Die spanische Demokratie ging historisch gesehen aus der Franco-Zeit unmittelbar hervor - der "Gaudillo" starb 1975 und setzte den demokratisch gesinnten König als Nachfolger ein. Seitdem galt der stillschweigende Konsens, das Alte ruhen zu lassen, um einen Neuanfang zu ermöglichen. Nun jedoch entdeckte die Linke, daß Aznars Volkspartei, einst Volksallianz genannt, von dem Franco-Minister Fraga Iribarne gegründet worden war und Aznar selbst seine ersten politischen Gehversuche in Francos Jugendbewegung gemacht hatte.

Von nun an gingen beide großen Lager an den unappetitlichen Versuch, sich gegenseitig den Anspruch auf demokratische Reife unter den Füßen wegzuziehen. Das Bild tiefer Zerrissenheit war das Ergebnis. Der Irak-Krieg, die sinistren ETA-Kontakte Carods und schließlich die fürchterlichen Anschläge gaben dem Bürgerkrieg der Worte den letzten Pulverdampf hinzu. Wie sehr der Konsens geschwunden ist, zeigt das Abschneiden der katalanischen Linksnationalisten Carods, der ERC, am vergangenen Sonntag. Nach dem Bekanntwerden von Kontakten zu einer Terrorbande wäre eine jede demokratische Partei in Deutschland wohl ins Bodenlose gefallen. Die ERC indes konnte ihre Mandate gegenüber 2000 von nur einem auf acht steigern. Aznar war eben der unumstrittene Hauptfeind.

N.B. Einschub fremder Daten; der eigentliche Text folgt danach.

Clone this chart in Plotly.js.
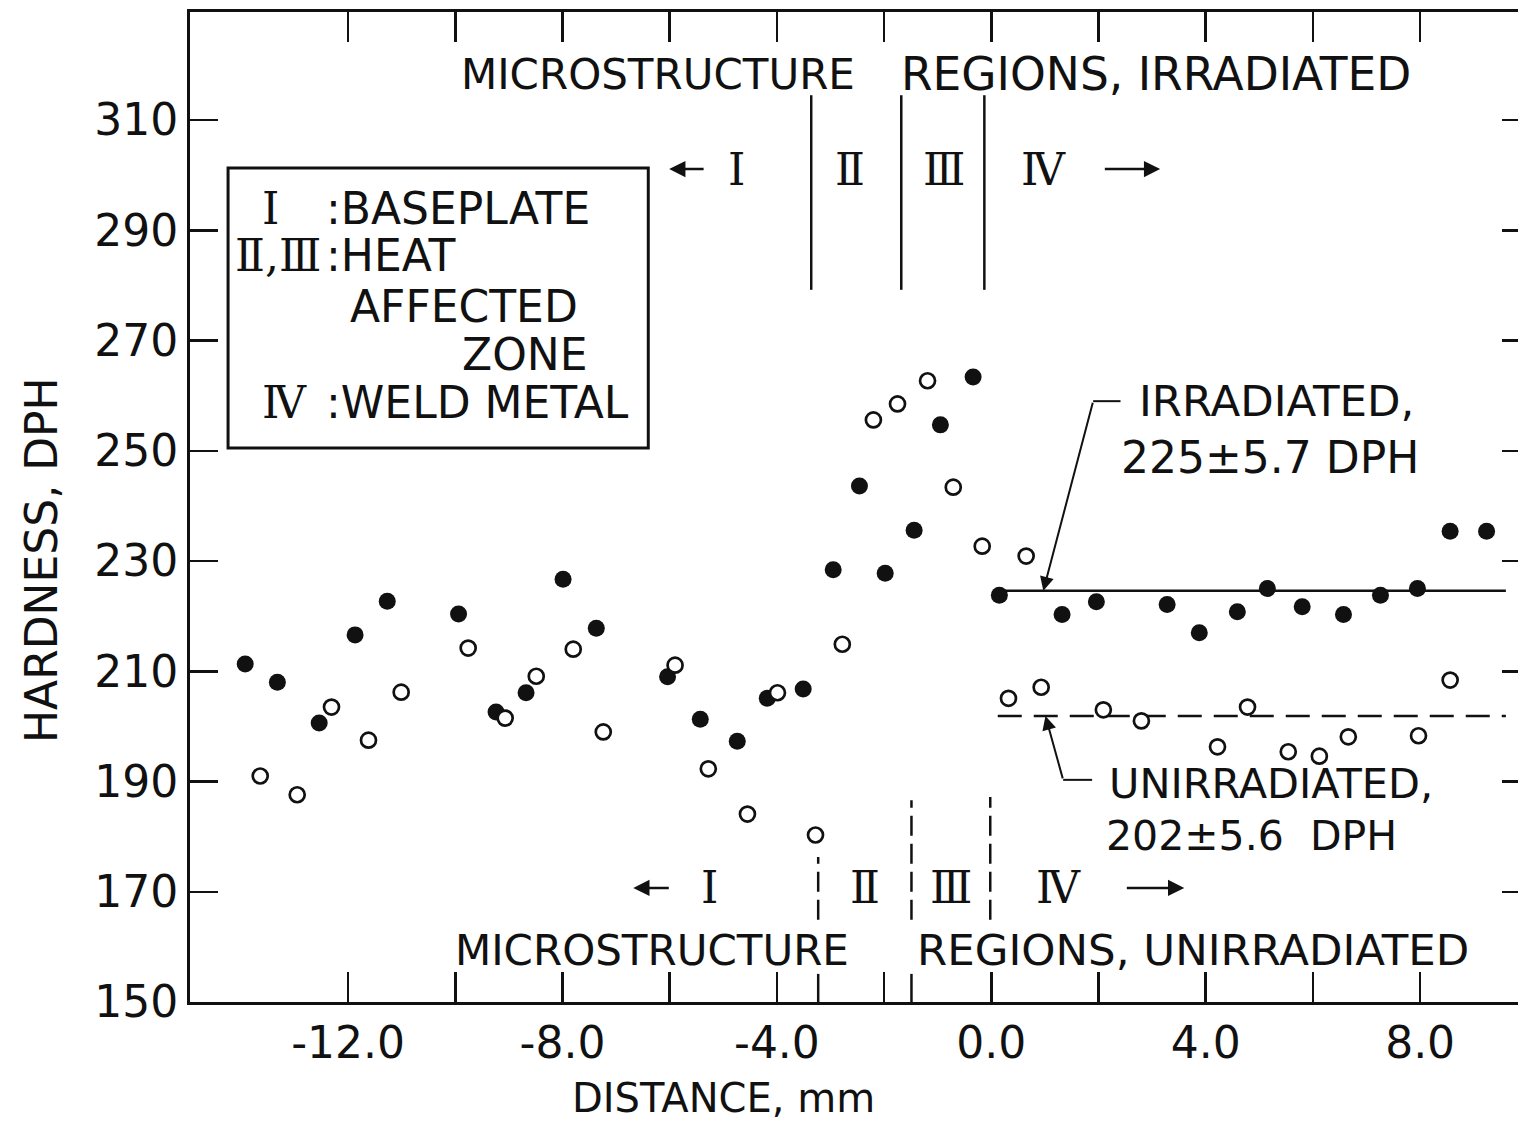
<!DOCTYPE html>
<html>
<head>
<meta charset="utf-8">
<script src="https://cdn.plot.ly/plotly-3.0.1.min.js"></script>
<style>
html,body{margin:0;padding:0;background:#fff;overflow:hidden;}
#chart{width:1545px;height:1125px;}
</style>
</head>
<body>
<div id="chart"></div>
<script>
// ---- data ----
const irrX = [-13.92,-13.32,-12.54,-11.87,-11.27,-9.94,-9.24,-8.68,-7.99,-7.37,-6.04,-5.43,-4.74,-4.18,-3.51,-2.95,-2.46,-1.98,-1.44,-0.95,-0.34,0.15,1.32,1.96,3.28,3.88,4.59,5.15,5.80,6.57,7.26,7.95,8.56,9.24];
const irrY = [211.3,208.0,200.6,216.6,222.7,220.4,202.6,206.1,226.7,217.8,209.0,201.3,197.3,205.1,206.8,228.4,243.6,227.8,235.6,254.7,263.4,223.8,220.3,222.6,222.1,217.0,220.8,225.0,221.7,220.3,223.8,225.0,235.4,235.4];
const unirrX = [-13.64,-12.95,-12.31,-11.62,-11.01,-9.76,-9.07,-8.49,-7.80,-7.24,-5.90,-5.28,-4.55,-3.99,-3.28,-2.78,-2.20,-1.75,-1.19,-0.71,-0.17,0.32,0.65,0.93,2.09,2.80,4.22,4.78,5.54,6.12,6.66,7.97,8.56];
const unirrY = [191.0,187.6,203.5,197.5,206.2,214.2,201.5,209.1,214.0,199.0,211.1,192.3,184.1,206.1,180.3,214.9,255.6,258.5,262.7,243.4,232.7,205.1,230.9,207.1,203.0,201.0,196.3,203.5,195.4,194.6,198.1,198.3,208.4];
const meanX = [0.12, 9.6];
const irrMean = 224.6;
const unirrMean = 201.9;
const irrBoundX = [-3.36, -1.68, -0.13];
const unirrBoundX = [-3.23, -1.49, -0.02];
const xTickVals = [-12,-10,-8,-6,-4,-2,0,2,4,6,8];
const xTickText = ['-12.0','','-8.0','','-4.0','','0.0','','4.0','','8.0'];
const yTickVals = [150,170,190,210,230,250,270,290,310];
const yTickText = ['150','170','190','210','230','250','270','290','310'];

const INK = '#111';
const SANS = 'DejaVu Sans, sans-serif';
const SERIF = 'DejaVu Serif, serif';

const traces = [
  {x: meanX, y: [irrMean, irrMean], mode: 'lines', line: {color: INK, width: 2.5}, hoverinfo: 'skip'},
  {x: meanX, y: [unirrMean, unirrMean], mode: 'lines', line: {color: INK, width: 2.5, dash: '24px,12px'}, hoverinfo: 'skip'},
  {x: irrX, y: irrY, mode: 'markers', name: 'Irradiated',
   marker: {symbol: 'circle', size: 17, color: INK, line: {width: 0}}},
  {x: unirrX, y: unirrY, mode: 'markers', name: 'Unirradiated',
   marker: {symbol: 'circle', size: 15, color: '#fff', line: {width: 2.7, color: INK}}}
];

const shapes = [];
irrBoundX.forEach(x => shapes.push({type: 'line', xref: 'x', yref: 'y', x0: x, x1: x, y0: 279.2, y1: 314.5, line: {color: INK, width: 2.5}}));
const unirrTop = [176.3, 186.6, 187.2];
unirrBoundX.forEach((x, i) => shapes.push({type: 'line', xref: 'x', yref: 'y', x0: x, x1: x, y0: 164.9, y1: unirrTop[i], line: {color: INK, width: 2.5, dash: '20px,8px'}}));
unirrBoundX.slice(0, 2).forEach(x => shapes.push({type: 'line', xref: 'x', yref: 'y', x0: x, x1: x, y0: 150, y1: 155.1, line: {color: INK, width: 2.5}}));
// legend box
shapes.push({type: 'rect', xref: 'x', yref: 'y', x0: -14.24, x1: -6.40, y0: 250.5, y1: 301.3, line: {color: INK, width: 3}});
// leader line horizontals
shapes.push({type: 'line', xref: 'x', yref: 'y', x0: 1.90, x1: 2.41, y0: 259.0, y1: 259.0, line: {color: INK, width: 2}});
shapes.push({type: 'line', xref: 'x', yref: 'y', x0: 1.34, x1: 1.88, y0: 190.3, y1: 190.3, line: {color: INK, width: 2}});

function txt(text, x, y, size, xanchor, family, extra) {
  return Object.assign({text: text, x: x, y: y, xref: 'x', yref: 'y', showarrow: false,
    xanchor: xanchor || 'left', yanchor: 'middle',
    font: {family: family || SANS, size: size, color: INK}}, extra || {});
}
function arrow(xTip, yTip, xTail, yTail, w, size) {
  return {text: '', x: xTip, y: yTip, ax: xTail, ay: yTail, axref: 'x', ayref: 'y', xref: 'x', yref: 'y',
    showarrow: true, arrowhead: 2, arrowsize: size || 1.3, arrowwidth: w || 2.5, arrowcolor: INK, standoff: 0, startstandoff: 0};
}

const annotations = [
  // headers
  txt('MICROSTRUCTURE', -9.93, 318.3, 42),
  txt('REGIONS, IRRADIATED', -1.72, 318.3, 45.5),
  txt('MICROSTRUCTURE', -10.04, 159.4, 42),
  txt('REGIONS, UNIRRADIATED', -1.42, 159.4, 43.5),
  // top region labels
  txt('Ⅰ', -4.76, 301.1, 44, 'center', SERIF),
  txt('Ⅱ', -2.63, 301.1, 44, 'center', SERIF),
  txt('Ⅲ', -0.88, 301.1, 44, 'center', SERIF),
  txt('Ⅳ', 0.97, 301.1, 44, 'center', SERIF),
  arrow(-6.01, 301.1, -5.34, 301.1),
  arrow(3.15, 301.1, 2.09, 301.1),
  // bottom region labels
  txt('Ⅰ', -5.26, 170.7, 44, 'center', SERIF),
  txt('Ⅱ', -2.35, 170.7, 44, 'center', SERIF),
  txt('Ⅲ', -0.75, 170.7, 44, 'center', SERIF),
  txt('Ⅳ', 1.25, 170.7, 44, 'center', SERIF),
  arrow(-6.68, 170.7, -5.99, 170.7),
  arrow(3.60, 170.7, 2.50, 170.7),
  // legend box text
  txt('Ⅰ', -13.45, 294.0, 44, 'center', SERIF),
  txt(':BASEPLATE', -12.45, 294.0, 44),
  txt('Ⅱ,Ⅲ', -12.46, 285.5, 44, 'right', SERIF),
  txt(':HEAT', -12.45, 285.5, 44),
  txt('AFFECTED', -12.01, 276.1, 44),
  txt('ZONE', -9.91, 267.4, 44),
  txt('Ⅳ', -13.19, 258.8, 44, 'center', SERIF),
  txt(':WELD METAL', -12.45, 258.8, 44),
  // mean annotations
  txt('IRRADIATED,', 2.72, 259.0, 43.5),
  txt('225±5.7 DPH', 2.39, 248.7, 44),
  arrow(0.97, irrMean, 1.90, 259.0, 2, 1.4),
  txt('UNIRRADIATED,', 2.16, 189.7, 41.5),
  txt('202±5.6  DPH', 2.11, 180.1, 41),
  arrow(1.01, unirrMean, 1.34, 190.3, 2, 1.4),
  // axis titles
  {text: 'DISTANCE, mm', x: -5.0, y: -0.097, xref: 'x', yref: 'paper', showarrow: false,
   xanchor: 'center', yanchor: 'middle', font: {family: SANS, size: 40, color: INK}},
  {text: 'HARDNESS, DPH', x: -0.1104, y: 0.4465, xref: 'paper', yref: 'paper', showarrow: false, textangle: -90,
   xanchor: 'center', yanchor: 'middle', font: {family: SANS, size: 44, color: INK}}
];

const layout = {
  width: 1545, height: 1125,
  margin: {l: 190, r: 15, t: 12, b: 123},
  paper_bgcolor: '#fff', plot_bgcolor: '#fff',
  showlegend: false,
  font: {family: SANS, color: INK},
  xaxis: {range: [-14.95, 10.05], showgrid: false, zeroline: false,
    showline: true, linewidth: 3, linecolor: INK, mirror: 'ticks',
    ticks: 'inside', ticklen: 30, tickwidth: 2.5, tickcolor: INK,
    tickmode: 'array', tickvals: xTickVals, ticktext: xTickText,
    tickfont: {family: SANS, size: 44, color: INK}, ticklabelstandoff: 0},
  yaxis: {range: [150, 329.6], showgrid: false, zeroline: false,
    showline: true, linewidth: 3, linecolor: INK, mirror: 'ticks',
    ticks: 'inside', ticklen: 28, tickwidth: 2.5, tickcolor: INK,
    tickmode: 'array', tickvals: yTickVals, ticktext: yTickText,
    tickfont: {family: SANS, size: 44, color: INK}, ticklabelstandoff: 0},
  shapes: shapes,
  annotations: annotations
};

Plotly.newPlot('chart', traces, layout, {displayModeBar: false, staticPlot: true});
</script>
</body>
</html>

Mit der ERC wird Zapatero nun vermutlich regieren müssen. Und mit der "Vereinigten Linken", einem Sammelbecken aus Kommunisten und ähnlichen Linksradikalen. Die übrigen sechs Regionalparteien sind (bis auf die katalanischen Konservativen und die gemäßigten baskischen Nationalisten Ibarretxes) nur Splittergruppen. Die Mehrheit einer linken Dreierkoalition ist nur dünn, 177 zu 173 Mandaten. Und ob Zapatero seine "gemäßigt sozialdemokratische Politik" nach dem Muster Tony Blairs durchbekommt, mit der Vereinigten Linken an der Seite, muß abgewartet werden. Fest steht bislang nur eines: Aus dem Irak will Spanien so bald wie möglich abziehen. Das werden nicht bloß Kriegsgegner gern hören, sondern auch Leute im islamischen Raum, denen eigentlich weder Zapa-tero noch irgendein anderer Demokrat einen Gefallen tun möchte.